• [Problem description]:
Set down exactly the lines in the records below that run from the line with "Output the web" to the line with "3.57, 3.11, 2.62];", inclusive, and nothing more.

• [Data to use]:
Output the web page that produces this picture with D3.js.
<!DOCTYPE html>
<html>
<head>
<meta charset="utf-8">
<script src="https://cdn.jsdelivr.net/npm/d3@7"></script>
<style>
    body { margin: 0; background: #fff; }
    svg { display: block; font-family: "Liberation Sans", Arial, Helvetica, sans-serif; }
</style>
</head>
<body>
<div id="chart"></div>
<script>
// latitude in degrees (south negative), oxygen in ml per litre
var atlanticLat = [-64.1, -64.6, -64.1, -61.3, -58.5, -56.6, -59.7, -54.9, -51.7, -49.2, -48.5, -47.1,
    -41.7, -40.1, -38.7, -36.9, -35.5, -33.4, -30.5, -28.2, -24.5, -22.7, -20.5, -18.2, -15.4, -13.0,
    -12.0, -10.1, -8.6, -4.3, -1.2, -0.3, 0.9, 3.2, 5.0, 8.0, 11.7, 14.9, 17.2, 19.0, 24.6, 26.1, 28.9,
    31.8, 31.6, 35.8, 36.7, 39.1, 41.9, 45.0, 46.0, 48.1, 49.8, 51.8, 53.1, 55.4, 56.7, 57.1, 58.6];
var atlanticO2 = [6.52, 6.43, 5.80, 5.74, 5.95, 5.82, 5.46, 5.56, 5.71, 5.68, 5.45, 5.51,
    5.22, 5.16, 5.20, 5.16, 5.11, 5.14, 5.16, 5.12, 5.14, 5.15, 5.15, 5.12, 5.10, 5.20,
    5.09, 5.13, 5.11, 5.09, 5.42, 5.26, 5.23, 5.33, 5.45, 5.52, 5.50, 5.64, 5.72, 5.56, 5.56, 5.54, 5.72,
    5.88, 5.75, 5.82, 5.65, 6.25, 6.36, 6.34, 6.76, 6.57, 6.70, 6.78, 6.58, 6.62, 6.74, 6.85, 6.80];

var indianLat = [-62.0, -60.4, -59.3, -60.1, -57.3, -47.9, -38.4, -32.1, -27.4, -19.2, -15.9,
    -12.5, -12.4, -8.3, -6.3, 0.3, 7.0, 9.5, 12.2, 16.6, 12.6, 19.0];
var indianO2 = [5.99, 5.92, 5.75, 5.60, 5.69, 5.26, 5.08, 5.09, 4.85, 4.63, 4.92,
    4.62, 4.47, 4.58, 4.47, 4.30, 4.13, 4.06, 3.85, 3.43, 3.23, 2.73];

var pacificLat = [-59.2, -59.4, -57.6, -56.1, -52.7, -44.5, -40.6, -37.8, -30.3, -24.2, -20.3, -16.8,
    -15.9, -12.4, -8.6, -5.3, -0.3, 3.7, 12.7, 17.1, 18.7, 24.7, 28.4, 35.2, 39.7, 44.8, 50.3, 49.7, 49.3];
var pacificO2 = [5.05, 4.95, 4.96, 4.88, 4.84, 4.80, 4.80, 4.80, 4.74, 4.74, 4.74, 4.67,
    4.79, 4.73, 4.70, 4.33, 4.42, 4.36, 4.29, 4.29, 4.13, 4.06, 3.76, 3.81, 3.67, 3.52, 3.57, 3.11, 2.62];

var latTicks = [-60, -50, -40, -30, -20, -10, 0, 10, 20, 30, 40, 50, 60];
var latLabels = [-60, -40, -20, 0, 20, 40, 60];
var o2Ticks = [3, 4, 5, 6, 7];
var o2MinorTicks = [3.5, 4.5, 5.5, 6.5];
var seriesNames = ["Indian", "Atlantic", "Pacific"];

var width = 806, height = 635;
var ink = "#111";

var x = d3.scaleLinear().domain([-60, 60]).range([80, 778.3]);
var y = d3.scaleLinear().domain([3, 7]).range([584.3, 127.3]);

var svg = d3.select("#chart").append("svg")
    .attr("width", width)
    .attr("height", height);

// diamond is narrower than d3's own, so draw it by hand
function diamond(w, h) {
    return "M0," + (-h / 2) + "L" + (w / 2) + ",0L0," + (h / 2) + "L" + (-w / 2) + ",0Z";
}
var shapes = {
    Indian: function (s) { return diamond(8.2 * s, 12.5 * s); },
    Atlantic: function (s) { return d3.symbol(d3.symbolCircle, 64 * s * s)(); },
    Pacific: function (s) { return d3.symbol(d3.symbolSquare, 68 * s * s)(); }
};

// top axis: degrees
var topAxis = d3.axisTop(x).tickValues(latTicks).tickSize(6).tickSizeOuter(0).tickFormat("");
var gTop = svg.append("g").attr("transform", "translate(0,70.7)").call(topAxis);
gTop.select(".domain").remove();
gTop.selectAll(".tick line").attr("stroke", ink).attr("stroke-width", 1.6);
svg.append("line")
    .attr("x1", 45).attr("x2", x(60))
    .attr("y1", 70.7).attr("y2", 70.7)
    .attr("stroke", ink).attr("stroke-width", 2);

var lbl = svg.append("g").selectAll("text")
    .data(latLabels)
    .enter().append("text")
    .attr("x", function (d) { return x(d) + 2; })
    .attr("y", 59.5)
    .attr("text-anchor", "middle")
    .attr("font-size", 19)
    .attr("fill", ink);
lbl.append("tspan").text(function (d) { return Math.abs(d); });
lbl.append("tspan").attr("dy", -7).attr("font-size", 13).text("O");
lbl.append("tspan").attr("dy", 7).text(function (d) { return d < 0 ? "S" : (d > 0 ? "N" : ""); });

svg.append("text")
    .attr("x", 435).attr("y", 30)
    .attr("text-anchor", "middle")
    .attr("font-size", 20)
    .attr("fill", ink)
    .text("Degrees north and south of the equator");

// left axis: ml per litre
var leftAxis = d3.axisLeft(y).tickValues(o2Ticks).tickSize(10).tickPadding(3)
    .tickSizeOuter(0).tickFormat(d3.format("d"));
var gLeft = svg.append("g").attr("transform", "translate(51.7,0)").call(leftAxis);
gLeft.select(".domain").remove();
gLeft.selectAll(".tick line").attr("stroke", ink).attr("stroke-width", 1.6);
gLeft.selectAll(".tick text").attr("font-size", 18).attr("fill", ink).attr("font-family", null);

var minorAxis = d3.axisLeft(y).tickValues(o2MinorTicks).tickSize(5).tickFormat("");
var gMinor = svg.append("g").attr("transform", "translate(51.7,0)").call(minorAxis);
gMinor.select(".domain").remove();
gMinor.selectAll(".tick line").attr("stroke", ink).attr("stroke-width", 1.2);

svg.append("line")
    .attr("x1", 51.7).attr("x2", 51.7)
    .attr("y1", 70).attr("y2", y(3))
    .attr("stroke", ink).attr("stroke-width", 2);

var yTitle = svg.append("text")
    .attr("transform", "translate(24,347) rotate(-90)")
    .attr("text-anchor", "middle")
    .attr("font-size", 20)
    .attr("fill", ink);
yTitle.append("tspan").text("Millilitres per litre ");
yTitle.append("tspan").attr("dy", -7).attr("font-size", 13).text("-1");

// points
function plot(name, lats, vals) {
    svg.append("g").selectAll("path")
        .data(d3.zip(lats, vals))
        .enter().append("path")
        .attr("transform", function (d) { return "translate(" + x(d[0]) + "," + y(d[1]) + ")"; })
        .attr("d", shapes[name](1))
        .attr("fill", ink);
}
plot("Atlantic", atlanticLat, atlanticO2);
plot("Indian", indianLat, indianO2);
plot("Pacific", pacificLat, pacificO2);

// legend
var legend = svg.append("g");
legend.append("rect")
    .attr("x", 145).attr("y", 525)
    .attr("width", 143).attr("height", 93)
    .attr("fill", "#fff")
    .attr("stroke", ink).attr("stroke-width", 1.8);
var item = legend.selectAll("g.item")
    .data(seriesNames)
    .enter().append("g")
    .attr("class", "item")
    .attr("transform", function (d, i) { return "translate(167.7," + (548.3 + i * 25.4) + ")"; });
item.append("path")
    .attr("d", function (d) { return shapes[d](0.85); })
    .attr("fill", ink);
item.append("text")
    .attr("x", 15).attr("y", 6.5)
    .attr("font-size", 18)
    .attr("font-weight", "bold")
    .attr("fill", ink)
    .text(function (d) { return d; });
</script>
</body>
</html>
==
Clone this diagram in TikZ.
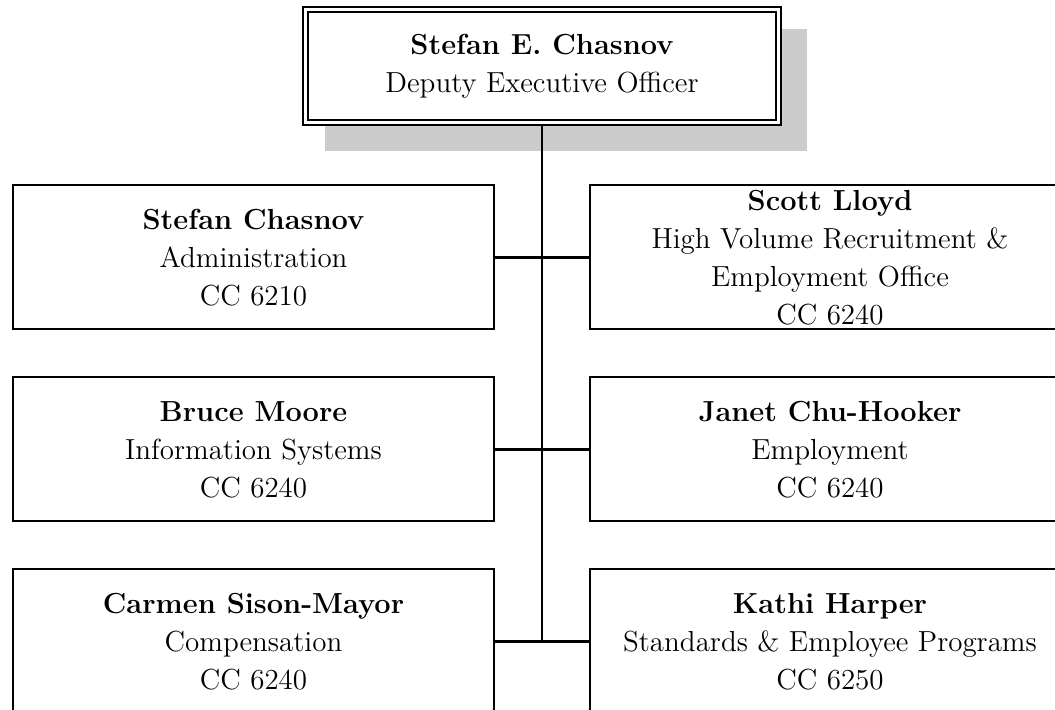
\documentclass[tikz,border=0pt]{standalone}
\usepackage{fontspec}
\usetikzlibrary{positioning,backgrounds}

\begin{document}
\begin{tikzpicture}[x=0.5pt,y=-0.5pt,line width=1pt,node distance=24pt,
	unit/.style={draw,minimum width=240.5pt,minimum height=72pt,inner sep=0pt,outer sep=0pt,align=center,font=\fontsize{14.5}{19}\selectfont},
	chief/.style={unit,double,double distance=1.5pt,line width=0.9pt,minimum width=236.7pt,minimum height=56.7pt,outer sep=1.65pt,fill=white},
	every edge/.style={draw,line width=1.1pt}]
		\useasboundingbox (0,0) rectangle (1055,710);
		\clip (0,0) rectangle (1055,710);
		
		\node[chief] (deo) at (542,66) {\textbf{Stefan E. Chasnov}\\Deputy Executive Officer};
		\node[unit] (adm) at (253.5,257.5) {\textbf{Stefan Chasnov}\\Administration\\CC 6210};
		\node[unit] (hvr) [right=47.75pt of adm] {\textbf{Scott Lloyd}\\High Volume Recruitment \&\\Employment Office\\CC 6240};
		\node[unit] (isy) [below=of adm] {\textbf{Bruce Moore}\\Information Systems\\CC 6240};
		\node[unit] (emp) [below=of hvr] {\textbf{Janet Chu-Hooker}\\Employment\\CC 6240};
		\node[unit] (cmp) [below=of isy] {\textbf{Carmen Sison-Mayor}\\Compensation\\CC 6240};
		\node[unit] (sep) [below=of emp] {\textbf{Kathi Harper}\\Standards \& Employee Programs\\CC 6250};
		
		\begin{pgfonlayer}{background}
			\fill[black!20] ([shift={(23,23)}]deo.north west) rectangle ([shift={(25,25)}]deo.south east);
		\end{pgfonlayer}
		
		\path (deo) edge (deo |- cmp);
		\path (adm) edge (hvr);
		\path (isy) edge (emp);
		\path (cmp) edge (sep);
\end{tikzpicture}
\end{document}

• [Reply]:
Output the web page that produces this picture with D3.js.
<!DOCTYPE html>
<html>
<head>
<meta charset="utf-8">
<script src="https://cdn.jsdelivr.net/npm/d3@7"></script>
<style>
    body { margin: 0; background: #fff; }
    svg { display: block; font-family: "Liberation Sans", Arial, Helvetica, sans-serif; }
</style>
</head>
<body>
<div id="chart"></div>
<script>
// latitude in degrees (south negative), oxygen in ml per litre
var atlanticLat = [-64.1, -64.6, -64.1, -61.3, -58.5, -56.6, -59.7, -54.9, -51.7, -49.2, -48.5, -47.1,
    -41.7, -40.1, -38.7, -36.9, -35.5, -33.4, -30.5, -28.2, -24.5, -22.7, -20.5, -18.2, -15.4, -13.0,
    -12.0, -10.1, -8.6, -4.3, -1.2, -0.3, 0.9, 3.2, 5.0, 8.0, 11.7, 14.9, 17.2, 19.0, 24.6, 26.1, 28.9,
    31.8, 31.6, 35.8, 36.7, 39.1, 41.9, 45.0, 46.0, 48.1, 49.8, 51.8, 53.1, 55.4, 56.7, 57.1, 58.6];
var atlanticO2 = [6.52, 6.43, 5.80, 5.74, 5.95, 5.82, 5.46, 5.56, 5.71, 5.68, 5.45, 5.51,
    5.22, 5.16, 5.20, 5.16, 5.11, 5.14, 5.16, 5.12, 5.14, 5.15, 5.15, 5.12, 5.10, 5.20,
    5.09, 5.13, 5.11, 5.09, 5.42, 5.26, 5.23, 5.33, 5.45, 5.52, 5.50, 5.64, 5.72, 5.56, 5.56, 5.54, 5.72,
    5.88, 5.75, 5.82, 5.65, 6.25, 6.36, 6.34, 6.76, 6.57, 6.70, 6.78, 6.58, 6.62, 6.74, 6.85, 6.80];

var indianLat = [-62.0, -60.4, -59.3, -60.1, -57.3, -47.9, -38.4, -32.1, -27.4, -19.2, -15.9,
    -12.5, -12.4, -8.3, -6.3, 0.3, 7.0, 9.5, 12.2, 16.6, 12.6, 19.0];
var indianO2 = [5.99, 5.92, 5.75, 5.60, 5.69, 5.26, 5.08, 5.09, 4.85, 4.63, 4.92,
    4.62, 4.47, 4.58, 4.47, 4.30, 4.13, 4.06, 3.85, 3.43, 3.23, 2.73];

var pacificLat = [-59.2, -59.4, -57.6, -56.1, -52.7, -44.5, -40.6, -37.8, -30.3, -24.2, -20.3, -16.8,
    -15.9, -12.4, -8.6, -5.3, -0.3, 3.7, 12.7, 17.1, 18.7, 24.7, 28.4, 35.2, 39.7, 44.8, 50.3, 49.7, 49.3];
var pacificO2 = [5.05, 4.95, 4.96, 4.88, 4.84, 4.80, 4.80, 4.80, 4.74, 4.74, 4.74, 4.67,
    4.79, 4.73, 4.70, 4.33, 4.42, 4.36, 4.29, 4.29, 4.13, 4.06, 3.76, 3.81, 3.67, 3.52, 3.57, 3.11, 2.62];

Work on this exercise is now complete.